Madhav Gumma
Madhav Gumma

Reputation: 65

convert an undirected graph in CSV format to RDF format using SPARQL

I have a CSV format file that stores a Graph. It contains two columns source vertex id and destination vertex id. Ids are integers in a range [0,max_vertex-1]. I want to convert it into an RDF format file. I know that we can do it using a SPARQL query utilizing the "CONSTRUCT" phrase. But not completely sure how to write my query since I don't have subject, predicate, and object here. If all the edges are of equal weight or no weight, just a simple undirected graph, does SPARQL help in writing a query to convert the CSV file to RDF format.

If such a query exists, can someone help me with the SPARQL query? I don't know much of SPARQL.

Upvotes: 0

Views: 1030

Answers (1)

Thomas
Thomas

Reputation: 1030

It sounds like what you're trying to develop is the intermediate layer between your data (the csv file) and a graph (which you can then run SPARQL queries on). The intermediate layer that you're after is often called triplification, which is the process of turning raw data into RDF triples.

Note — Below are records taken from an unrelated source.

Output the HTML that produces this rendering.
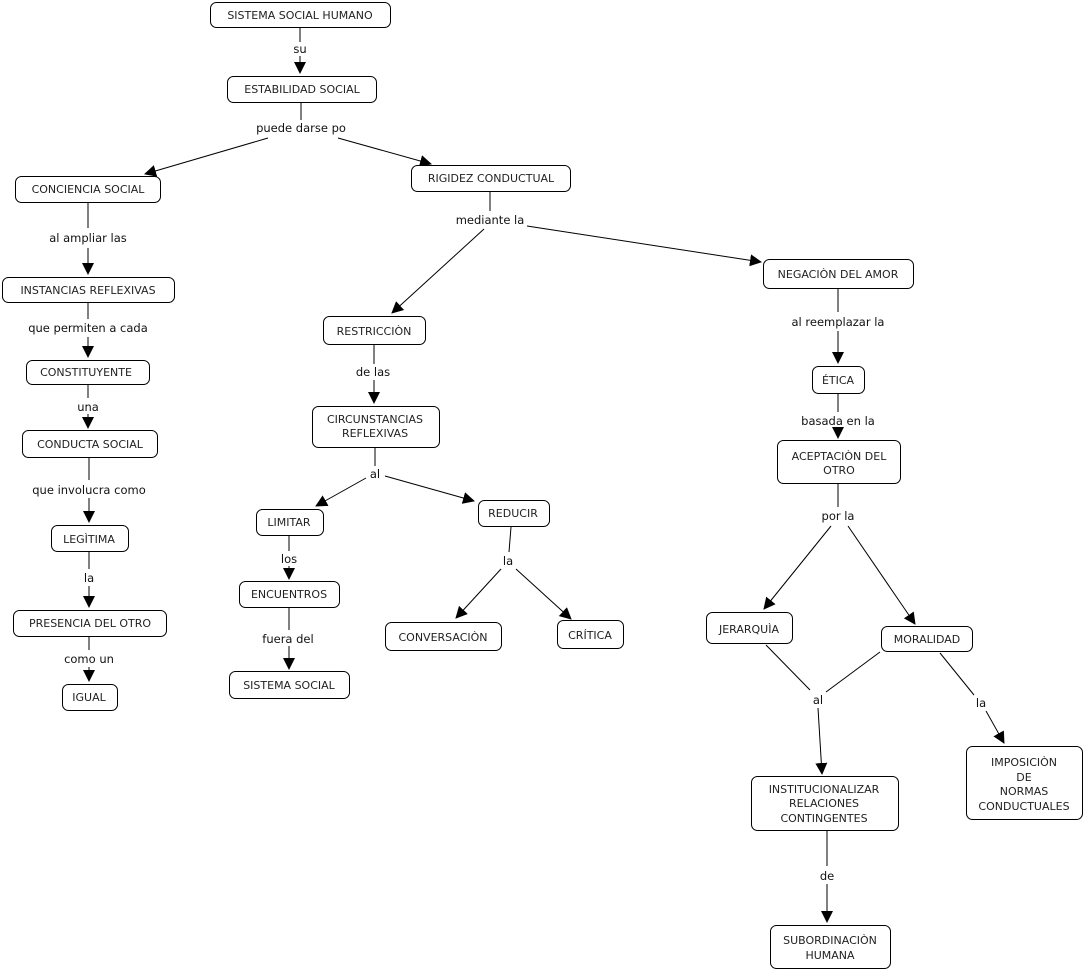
<!DOCTYPE html>
<html><head><meta charset="utf-8"><style>
html,body{margin:0;padding:0;background:#fff;}
svg{display:block;}
text{font-family:"DejaVu Sans","Liberation Sans",sans-serif;fill:#222;}
.n{font-size:11px;text-anchor:middle;}
.l{font-size:11.5px;text-anchor:middle;fill:#111;}
rect{fill:#fff;stroke:#000;stroke-width:1;}
line{stroke:#000;stroke-width:1;}
.a{marker-end:url(#ar);}
</style></head><body>
<svg width="1085" height="971" viewBox="0 0 1085 971" xmlns="http://www.w3.org/2000/svg">
<defs><marker id="ar" markerWidth="12" markerHeight="12" refX="11" refY="6" orient="auto" markerUnits="userSpaceOnUse"><path d="M0,0 L12,6 L0,12 z" fill="#000"/></marker></defs>

<!-- lines -->
<line x1="300" y1="28" x2="300" y2="42"/><line class="a" x1="300" y1="56" x2="300" y2="73"/>
<line x1="301" y1="103" x2="301" y2="120"/><line class="a" x1="268" y1="138" x2="145" y2="174"/><line class="a" x1="338" y1="138" x2="431" y2="164"/>
<line x1="88" y1="203" x2="88" y2="228"/><line class="a" x1="88" y1="248" x2="88" y2="274"/>
<line x1="88" y1="303" x2="88" y2="319"/><line class="a" x1="88" y1="337" x2="88" y2="357"/>
<line x1="88" y1="385" x2="88" y2="398"/><line class="a" x1="88" y1="414" x2="88" y2="428"/>
<line x1="89" y1="458" x2="89" y2="480"/><line class="a" x1="89" y1="498" x2="89" y2="522"/>
<line x1="89" y1="552" x2="89" y2="569"/><line class="a" x1="89" y1="586" x2="89" y2="607"/>
<line x1="89" y1="637" x2="89" y2="650"/><line class="a" x1="89" y1="667" x2="89" y2="681"/>
<line x1="490" y1="192" x2="490" y2="211"/><line class="a" x1="484" y1="229" x2="392" y2="313"/><line class="a" x1="527" y1="226" x2="761" y2="262"/>
<line x1="838" y1="289" x2="838" y2="312"/><line class="a" x1="838" y1="331" x2="838" y2="363"/>
<line x1="838" y1="394" x2="838" y2="412"/><line class="a" x1="838" y1="428" x2="838" y2="438"/>
<line x1="838" y1="484" x2="838" y2="507"/><line class="a" x1="831" y1="526" x2="764" y2="609"/><line class="a" x1="848" y1="526" x2="915" y2="624"/>
<line x1="374" y1="345" x2="374" y2="364"/><line class="a" x1="374" y1="380" x2="374" y2="403"/>
<line x1="375" y1="448" x2="375" y2="466"/><line class="a" x1="366" y1="478" x2="316" y2="506"/><line class="a" x1="385" y1="476" x2="474" y2="501"/>
<line x1="289" y1="536" x2="289" y2="551"/><line class="a" x1="289" y1="566" x2="289" y2="579"/>
<line x1="289" y1="608" x2="289" y2="630"/><line class="a" x1="289" y1="646" x2="289" y2="669"/>
<line x1="511" y1="527" x2="509" y2="552"/><line class="a" x1="501" y1="569" x2="456" y2="618"/><line class="a" x1="516" y1="569" x2="571" y2="619"/>
<line x1="766" y1="645" x2="810" y2="690"/><line x1="880" y1="652" x2="826" y2="692"/><line class="a" x1="818" y1="708" x2="822" y2="774"/>
<line x1="940" y1="653" x2="974" y2="695"/><line class="a" x1="986" y1="711" x2="1004" y2="743"/>
<line x1="827" y1="831" x2="827" y2="866"/><line class="a" x1="827" y1="884" x2="827" y2="922"/>

<!-- link labels -->
<text class="l" x="300" y="53">su</text>
<text class="l" x="301" y="132">puede darse po</text>
<text class="l" x="88" y="242">al ampliar las</text>
<text class="l" x="88" y="332">que permiten a cada</text>
<text class="l" x="88" y="411">una</text>
<text class="l" x="89" y="494">que involucra como</text>
<text class="l" x="89" y="582">la</text>
<text class="l" x="89" y="663">como un</text>
<text class="l" x="490" y="224">mediante la</text>
<text class="l" x="838" y="326">al reemplazar la</text>
<text class="l" x="838" y="425">basada en la</text>
<text class="l" x="838" y="520">por la</text>
<text class="l" x="373" y="376">de las</text>
<text class="l" x="375" y="478">al</text>
<text class="l" x="289" y="563">los</text>
<text class="l" x="288" y="643">fuera del</text>
<text class="l" x="508" y="565">la</text>
<text class="l" x="818" y="704">al</text>
<text class="l" x="981" y="707">la</text>
<text class="l" x="827" y="880">de</text>

<!-- nodes -->
<rect x="210.5" y="2.5" width="180" height="25" rx="6"/><text class="n" x="300" y="19">SISTEMA SOCIAL HUMANO</text>
<rect x="227.5" y="76.5" width="149" height="26" rx="6"/><text class="n" x="302" y="93">ESTABILIDAD SOCIAL</text>
<rect x="15.5" y="176.5" width="145" height="26" rx="6"/><text class="n" x="88" y="193">CONCIENCIA SOCIAL</text>
<rect x="411.5" y="165.5" width="159" height="26" rx="6"/><text class="n" x="491" y="182">RIGIDEZ CONDUCTUAL</text>
<rect x="2.5" y="277.5" width="172" height="25" rx="6"/><text class="n" x="88" y="294">INSTANCIAS REFLEXIVAS</text>
<rect x="26.5" y="360.5" width="123" height="24" rx="6"/><text class="n" x="86" y="376">CONSTITUYENTE</text>
<rect x="22.5" y="430.5" width="135" height="27" rx="6"/><text class="n" x="90" y="448">CONDUCTA SOCIAL</text>
<rect x="51.5" y="525.5" width="77" height="26" rx="6"/><text class="n" x="89" y="543">LEGÌTIMA</text>
<rect x="13.5" y="610.5" width="153" height="26" rx="6"/><text class="n" x="90" y="627">PRESENCIA DEL OTRO</text>
<rect x="62.5" y="684.5" width="55" height="26" rx="6"/><text class="n" x="89" y="701">IGUAL</text>
<rect x="763.5" y="259.5" width="150" height="29" rx="6"/><text class="n" x="838" y="278">NEGACIÒN DEL AMOR</text>
<rect x="323.5" y="316.5" width="102" height="28" rx="6"/><text class="n" x="374" y="335">RESTRICCIÒN</text>
<rect x="312.5" y="406.5" width="127" height="41" rx="6"/><text class="n" x="375" y="423">CIRCUNSTANCIAS</text><text class="n" x="375" y="437">REFLEXIVAS</text>
<rect x="256.5" y="509.5" width="67" height="26" rx="6"/><text class="n" x="289" y="526">LIMITAR</text>
<rect x="478.5" y="500.5" width="71" height="26" rx="6"/><text class="n" x="513" y="517">REDUCIR</text>
<rect x="239.5" y="581.5" width="100" height="26" rx="6"/><text class="n" x="289" y="598">ENCUENTROS</text>
<rect x="229.5" y="671.5" width="120" height="27" rx="6"/><text class="n" x="289" y="689">SISTEMA SOCIAL</text>
<rect x="385.5" y="622.5" width="116" height="28" rx="6"/><text class="n" x="443" y="641">CONVERSACIÒN</text>
<rect x="557.5" y="620.5" width="66" height="28" rx="6"/><text class="n" x="590" y="639">CRÍTICA</text>
<rect x="812.5" y="366.5" width="52" height="27" rx="6"/><text class="n" x="838" y="384">ÉTICA</text>
<rect x="777.5" y="440.5" width="123" height="43" rx="6"/><text class="n" x="839" y="460">ACEPTACIÒN DEL</text><text class="n" x="839" y="474">OTRO</text>
<rect x="706.5" y="612.5" width="86" height="31" rx="6"/><text class="n" x="749" y="633">JERARQUÌA</text>
<rect x="881.5" y="626.5" width="91" height="25" rx="6"/><text class="n" x="927" y="643">MORALIDAD</text>
<rect x="751.5" y="776.5" width="147" height="54" rx="6"/><text class="n" x="824" y="793">INSTITUCIONALIZAR</text><text class="n" x="824" y="807">RELACIONES</text><text class="n" x="824" y="822">CONTINGENTES</text>
<rect x="966.5" y="746.5" width="116" height="73" rx="6"/><text class="n" x="1024" y="766">IMPOSICIÒN</text><text class="n" x="1024" y="781">DE</text><text class="n" x="1024" y="795">NORMAS</text><text class="n" x="1024" y="810">CONDUCTUALES</text>
<rect x="770.5" y="925.5" width="120" height="43" rx="6"/><text class="n" x="830" y="944">SUBORDINACIÒN</text><text class="n" x="830" y="959">HUMANA</text>
</svg>
</body></html>
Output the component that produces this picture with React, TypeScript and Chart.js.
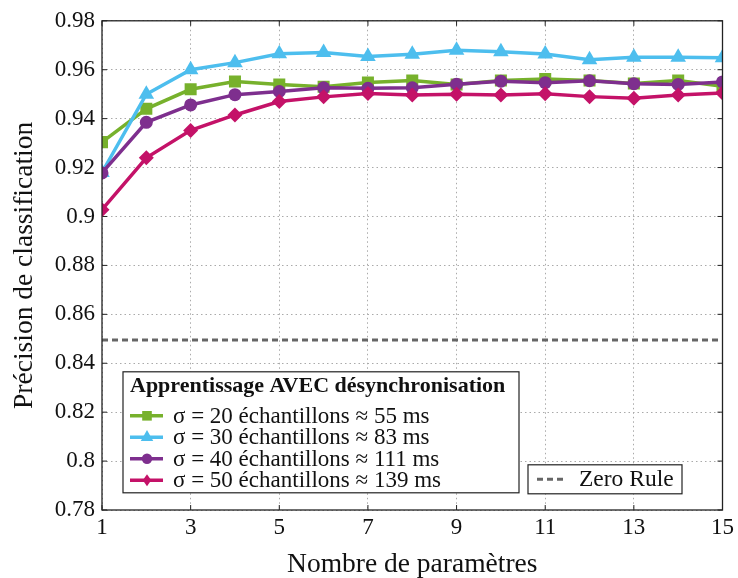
import React, { useEffect, useRef } from "react";
import { Chart, registerables } from "chart.js";

Chart.register(...registerables);

const xValues = [1, 2, 3, 4, 5, 6, 7, 8, 9, 10, 11, 12, 13, 14, 15];
const sigma20 = [0.9304, 0.944, 0.952, 0.9552, 0.954, 0.953, 0.9548, 0.9556, 0.954, 0.9556, 0.9562, 0.9556, 0.9544, 0.9556, 0.9532];
const sigma30 = [0.918, 0.95, 0.96, 0.9629, 0.9665, 0.967, 0.9654, 0.9663, 0.968, 0.9673, 0.9664, 0.9641, 0.9651, 0.9651, 0.9649];
const sigma40 = [0.9178, 0.9385, 0.9456, 0.9498, 0.9511, 0.9526, 0.9524, 0.9526, 0.9541, 0.9553, 0.9547, 0.9555, 0.9543, 0.954, 0.955];
const sigma50 = [0.9028, 0.924, 0.9352, 0.9415, 0.947, 0.9489, 0.9503, 0.9497, 0.95, 0.9497, 0.9502, 0.949, 0.9483, 0.9497, 0.9505];
const zeroRule = 0.8495;

const seriesLabels = [
  "σ = 20 échantillons ≈ 55 ms",
  "σ = 30 échantillons ≈ 83 ms",
  "σ = 40 échantillons ≈ 111 ms",
  "σ = 50 échantillons ≈ 139 ms",
];
const legendTitle = "Apprentissage AVEC désynchronisation";
const zeroRuleLabel = "Zero Rule";
const xTitle = "Nombre de paramètres";
const yTitle = "Précision de classification";

const COLORS = ["rgb(119,177,44)", "rgb(77,190,238)", "rgb(126,47,142)", "rgb(196,18,104)"];
const STYLES = ["rect", "triangle", "circle", "rectRot"];
const RADII = [8.5, 9, 6.5, 7.5];
const FONT = "'Liberation Serif', 'Times New Roman', serif";

function drawMarker(ctx: CanvasRenderingContext2D, style: string, x: number, y: number, r: number, color: string) {
  ctx.save();
  ctx.fillStyle = color;
  ctx.beginPath();
  if (style === "rect") {
    const s = r * Math.SQRT1_2;
    ctx.rect(x - s, y - s, 2 * s, 2 * s);
  } else if (style === "triangle") {
    ctx.moveTo(x, y - r);
    ctx.lineTo(x + r * 0.866, y + r * 0.5);
    ctx.lineTo(x - r * 0.866, y + r * 0.5);
    ctx.closePath();
  } else if (style === "circle") {
    ctx.arc(x, y, r, 0, Math.PI * 2);
  } else {
    ctx.moveTo(x, y - r);
    ctx.lineTo(x + r * 0.7, y);
    ctx.lineTo(x, y + r);
    ctx.lineTo(x - r * 0.7, y);
    ctx.closePath();
  }
  ctx.fill();
  ctx.restore();
}

const framePlugin = {
  id: "frame",
  beforeDatasetsDraw(chart: any) {
    const { ctx, chartArea: a, scales } = chart;
    ctx.save();
    ctx.strokeStyle = "#222";
    ctx.lineWidth = 1;
    const tl = 5;
    scales.y.ticks.forEach((t: any) => {
      const y = scales.y.getPixelForValue(t.value);
      ctx.beginPath();
      ctx.moveTo(a.left, y); ctx.lineTo(a.left + tl, y);
      ctx.moveTo(a.right, y); ctx.lineTo(a.right - tl, y);
      ctx.stroke();
    });
    scales.x.ticks.forEach((t: any) => {
      const x = scales.x.getPixelForValue(t.value);
      ctx.beginPath();
      ctx.moveTo(x, a.bottom); ctx.lineTo(x, a.bottom - tl);
      ctx.moveTo(x, a.top); ctx.lineTo(x, a.top + tl);
      ctx.stroke();
    });
    ctx.restore();
  },
  afterDraw(chart: any) {
    const { ctx, chartArea: a } = chart;
    ctx.save();
    ctx.strokeStyle = "#222";
    ctx.lineWidth = 1.3;
    ctx.strokeRect(a.left, a.top, a.right - a.left, a.bottom - a.top);

    // Main legend
    const bx = a.left + 21, by = a.top + 351, bw = 396, bh = 121;
    ctx.fillStyle = "#fff";
    ctx.fillRect(bx, by, bw, bh);
    ctx.strokeStyle = "#222";
    ctx.lineWidth = 1.2;
    ctx.strokeRect(bx, by, bw, bh);
    ctx.fillStyle = "#111";
    ctx.textBaseline = "middle";
    ctx.textAlign = "left";
    ctx.font = `bold 22px ${FONT}`;
    ctx.fillText(legendTitle, bx + 7, by + 15);
    ctx.font = `23px ${FONT}`;
    for (let i = 0; i < 4; i++) {
      const ry = by + 44 + i * 21.5;
      ctx.strokeStyle = COLORS[i];
      ctx.lineWidth = 3.5;
      ctx.beginPath();
      ctx.moveTo(bx + 7, ry);
      ctx.lineTo(bx + 40, ry);
      ctx.stroke();
      drawMarker(ctx, STYLES[i], bx + 24, ry, RADII[i] * 0.8, COLORS[i]);
      ctx.fillStyle = "#111";
      ctx.fillText(seriesLabels[i], bx + 50, ry + 1);
    }

    // Zero rule legend
    const zx = a.left + 426, zy = a.top + 444, zw = 154, zh = 29;
    ctx.fillStyle = "#fff";
    ctx.fillRect(zx, zy, zw, zh);
    ctx.strokeStyle = "#222";
    ctx.lineWidth = 1.2;
    ctx.strokeRect(zx, zy, zw, zh);
    ctx.strokeStyle = "#666";
    ctx.lineWidth = 3;
    ctx.setLineDash([6, 4]);
    ctx.beginPath();
    ctx.moveTo(zx + 9, zy + zh / 2);
    ctx.lineTo(zx + 38, zy + zh / 2);
    ctx.stroke();
    ctx.setLineDash([]);
    ctx.fillStyle = "#111";
    ctx.font = `23.5px ${FONT}`;
    ctx.fillText(zeroRuleLabel, zx + 51, zy + zh / 2 + 1);
    ctx.restore();
  },
};

export default function App() {
  const ref = useRef<HTMLCanvasElement | null>(null);

  useEffect(() => {
    if (!ref.current) return;
    const series = [sigma20, sigma30, sigma40, sigma50];
    const datasets: any[] = series.map((vals, i) => ({
      label: seriesLabels[i],
      data: xValues.map((x, j) => ({ x, y: vals[j] })),
      borderColor: COLORS[i],
      backgroundColor: COLORS[i],
      borderWidth: 3.5,
      pointStyle: STYLES[i],
      pointRadius: RADII[i],
      pointBorderWidth: 0,
      pointBackgroundColor: COLORS[i],
      tension: 0,
      order: 4 - i,
    }));
    datasets.push({
      label: zeroRuleLabel,
      data: [
        { x: xValues[0], y: zeroRule },
        { x: xValues[xValues.length - 1], y: zeroRule },
      ],
      borderColor: "#666",
      borderWidth: 3,
      borderDash: [6, 4],
      pointRadius: 0,
      order: 10,
    });

    const chart = new Chart(ref.current, {
      type: "line",
      data: { datasets },
      plugins: [framePlugin],
      options: {
        responsive: false,
        animation: false,
        layout: { padding: { top: 18, right: 12, left: 0, bottom: 0 } },
        plugins: { legend: { display: false }, tooltip: { enabled: false } },
        scales: {
          x: {
            type: "linear",
            min: 1,
            max: 15,
            border: { display: false, dash: [1.5, 3] },
            grid: { color: "#aaa", lineWidth: 1, drawTicks: false },
            ticks: {
              stepSize: 2,
              autoSkip: false,
              maxRotation: 0,
              padding: 4,
              color: "#111",
              font: { family: FONT, size: 23 },
            },
            title: {
              display: true,
              text: xTitle,
              color: "#111",
              font: { family: FONT, size: 27.5 },
              padding: { top: 0, bottom: -3 },
            },
            afterFit: (s: any) => { s.height = 68; },
          } as any,
          y: {
            type: "linear",
            min: 0.78,
            max: 0.98,
            border: { display: false, dash: [1.5, 3] },
            grid: { color: "#aaa", lineWidth: 1, drawTicks: false },
            ticks: {
              stepSize: 0.02,
              padding: 7,
              color: "#111",
              font: { family: FONT, size: 23 },
              callback: (v: any) => String(Number(Number(v).toFixed(2))),
            },
            title: {
              display: true,
              text: yTitle,
              color: "#111",
              font: { family: FONT, size: 27.5 },
              padding: { top: 8, bottom: 0 },
            },
            afterFit: (s: any) => { s.width = 102; },
          } as any,
        },
      },
    });
    return () => chart.destroy();
  }, []);

  return (
    <div style={{ position: "fixed", left: 0, top: 0, width: 738, height: 578, background: "#fff" }}>
      <canvas ref={ref} width={738} height={578} />
    </div>
  );
}
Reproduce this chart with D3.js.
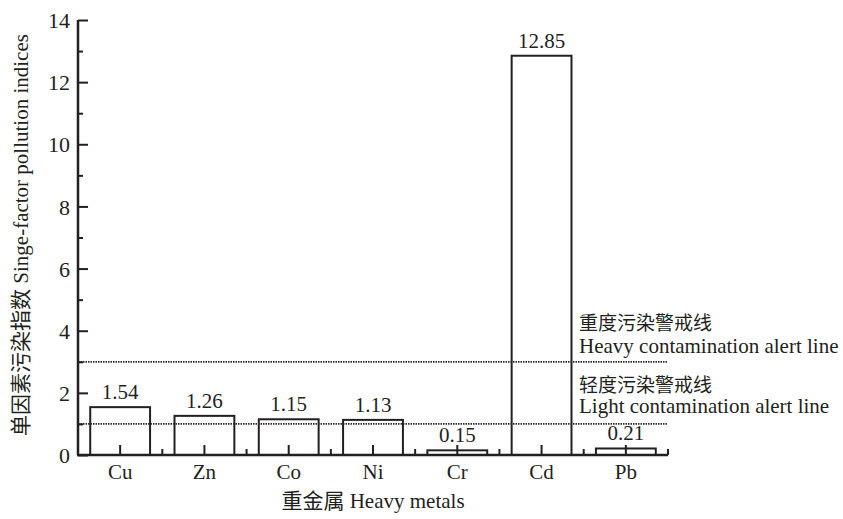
<!DOCTYPE html>
<meta charset="utf-8">
<html>
<head>
  <style>
    body { margin: 0; background: #fff; }
    text { font-family: "Liberation Serif", "Noto Sans CJK SC", serif; fill: #231f20; }
  </style>
</head>
<body>
<script src="https://d3js.org/d3.v7.min.js"></script>
<script>
// data
var metals = ["Cu", "Zn", "Co", "Ni", "Cr", "Cd", "Pb"];
var indices = [1.54, 1.26, 1.15, 1.13, 0.15, 12.85, 0.21];
var yTicks = [0, 2, 4, 6, 8, 10, 12, 14];
var alertLevels = [3, 1];
var alertCn = ["重度污染警戒线", "轻度污染警戒线"];
var alertEn = ["Heavy contamination alert line", "Light contamination alert line"];

var width = 843, height = 519;
var margin = {left: 78, right: 175, top: 20, bottom: 64};

var svg = d3.select("body").append("svg")
    .attr("width", width)
    .attr("height", height);

var x = d3.scaleBand()
    .domain(metals)
    .range([margin.left, width - margin.right])
    .paddingInner(0.29)
    .paddingOuter(0.145);

var y = d3.scaleLinear()
    .domain([0, 14])
    .range([height - margin.bottom, margin.top]);

var step = x.step();
var x0 = margin.left, x1 = width - margin.right;

// bars
svg.append("g").selectAll("rect")
    .data(indices)
  .enter().append("rect")
    .attr("x", function(d, i){ return x(metals[i]); })
    .attr("y", function(d){ return y(d); })
    .attr("width", x.bandwidth())
    .attr("height", function(d){ return y(0) - y(d); })
    .style("fill", "none")
    .style("stroke", "#231f20")
    .style("stroke-width", 2);

// alert lines (drawn over the bars)
svg.append("g").selectAll("line")
    .data(alertLevels)
  .enter().append("line")
    .attr("x1", x0).attr("x2", x1)
    .attr("y1", function(d){ return y(d); })
    .attr("y2", function(d){ return y(d); })
    .style("stroke", "#2a2a2a")
    .style("stroke-width", 1.8)
    .style("stroke-dasharray", "1.5,1");

// value labels
svg.append("g").selectAll("text")
    .data(indices)
  .enter().append("text")
    .attr("x", function(d, i){ return x(metals[i]) + x.bandwidth() / 2; })
    .attr("y", function(d){ return y(d) - 8; })
    .attr("text-anchor", "middle")
    .style("font-size", "21px")
    .text(function(d){ return d.toFixed(2); });

// y axis
var yAxis = d3.axisRight(y).tickValues(yTicks).tickSize(10).tickFormat(d3.format("d"));
var gy = svg.append("g").attr("transform", "translate(" + x0 + ",0)").call(yAxis);
gy.select(".domain").remove();
gy.selectAll(".tick line").style("stroke", "#231f20").style("stroke-width", 2);
gy.selectAll(".tick text").attr("x", -8).attr("text-anchor", "end").attr("dy", "0.35em")
    .style("font-size", "22px").style("fill", "#231f20")
    .style("font-family", "'Liberation Serif', serif");
// minor y ticks
var gym = svg.append("g").attr("transform", "translate(" + x0 + ",0)")
    .call(d3.axisRight(y).tickValues(d3.range(1, 14, 2)).tickSize(5).tickFormat(""));
gym.select(".domain").remove();
gym.selectAll(".tick line").style("stroke", "#231f20").style("stroke-width", 2);

// x axis
var xAxis = d3.axisTop(x).tickSize(10).tickFormat("");
var gx = svg.append("g").attr("transform", "translate(0," + y(0) + ")").call(xAxis);
gx.select(".domain").remove();
gx.selectAll(".tick line").style("stroke", "#231f20").style("stroke-width", 2);
// minor x ticks at category boundaries
svg.append("g").selectAll("line")
    .data(d3.range(metals.length + 1))
  .enter().append("line")
    .attr("x1", function(i){ return x0 + i * step; })
    .attr("x2", function(i){ return x0 + i * step; })
    .attr("y1", y(0)).attr("y2", y(0) - 6)
    .style("stroke", "#231f20").style("stroke-width", 2);
svg.append("g").selectAll("text")
    .data(metals)
  .enter().append("text")
    .attr("x", function(d){ return x(d) + x.bandwidth() / 2; })
    .attr("y", y(0) + 24)
    .attr("text-anchor", "middle")
    .style("font-size", "21px")
    .text(function(d){ return d; });

// axis lines
svg.append("line")
    .attr("x1", x0).attr("x2", x0).attr("y1", y(0)).attr("y2", y(14))
    .style("stroke", "#231f20").style("stroke-width", 2.5);
svg.append("line")
    .attr("x1", x0 - 1).attr("x2", x1).attr("y1", y(0)).attr("y2", y(0))
    .style("stroke", "#231f20").style("stroke-width", 2.5);

// alert labels
var lab = svg.append("g").selectAll("g")
    .data(alertLevels)
  .enter().append("g");
lab.append("text")
    .attr("x", 579)
    .attr("y", function(d){ return y(d) - 32; })
    .style("font-size", "19px")
    .text(function(d, i){ return alertCn[i]; });
lab.append("text")
    .attr("x", 579)
    .attr("y", function(d, i){ return y(d) - (i == 0 ? 9 : 11); })
    .style("font-size", "21px")
    .text(function(d, i){ return alertEn[i]; });

// axis titles
svg.append("text")
    .attr("x", (x0 + x1) / 2)
    .attr("y", 508)
    .attr("text-anchor", "middle")
    .style("font-size", "21px")
    .text("重金属 Heavy metals");

svg.append("text")
    .attr("transform", "translate(28," + 235 + ") rotate(-90)")
    .attr("text-anchor", "middle")
    .style("font-size", "21px")
    .text("单因素污染指数 Singe-factor pollution indices");
</script>
</body>
</html>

One common way to do this is with Python's rdflib. As a sketch, you should load your csv into python and loop over each row, constructing the appropriate triple at each iteration and add it to the graph.

An immediate problem that you mention is you don't have any predicates-which is an absolute requirement for the RDF data model (it's how you connect nodes). I would suggest finding an ontology with an appropriate term and use it to connect the nodes, or make up your own term as I've done below if you're exploring the data.

Some pseudocode...

import rdflib

# Create the graph object which holds the triples
graph = rdflib.Graph()

For each row in csv file:
   s = rdflib.URIRef(f'#/{row["column_1]}')
   p = rdflib.URIRef("#connectsTo")
   o = rdflib.URIRef(f'#/{row["column_2"]}')
   graph.add((s, p, o))

g.serialize(destination='graph.ttl', format='turtle')

From here, you can load graph.ttl into a graph store that supports RDF or run a separate reasoner over it.

To avoid any confusion with SPARQL-it's used to query existing graphs; the CONSTRUCT query takes an existing graph and returns a new graph.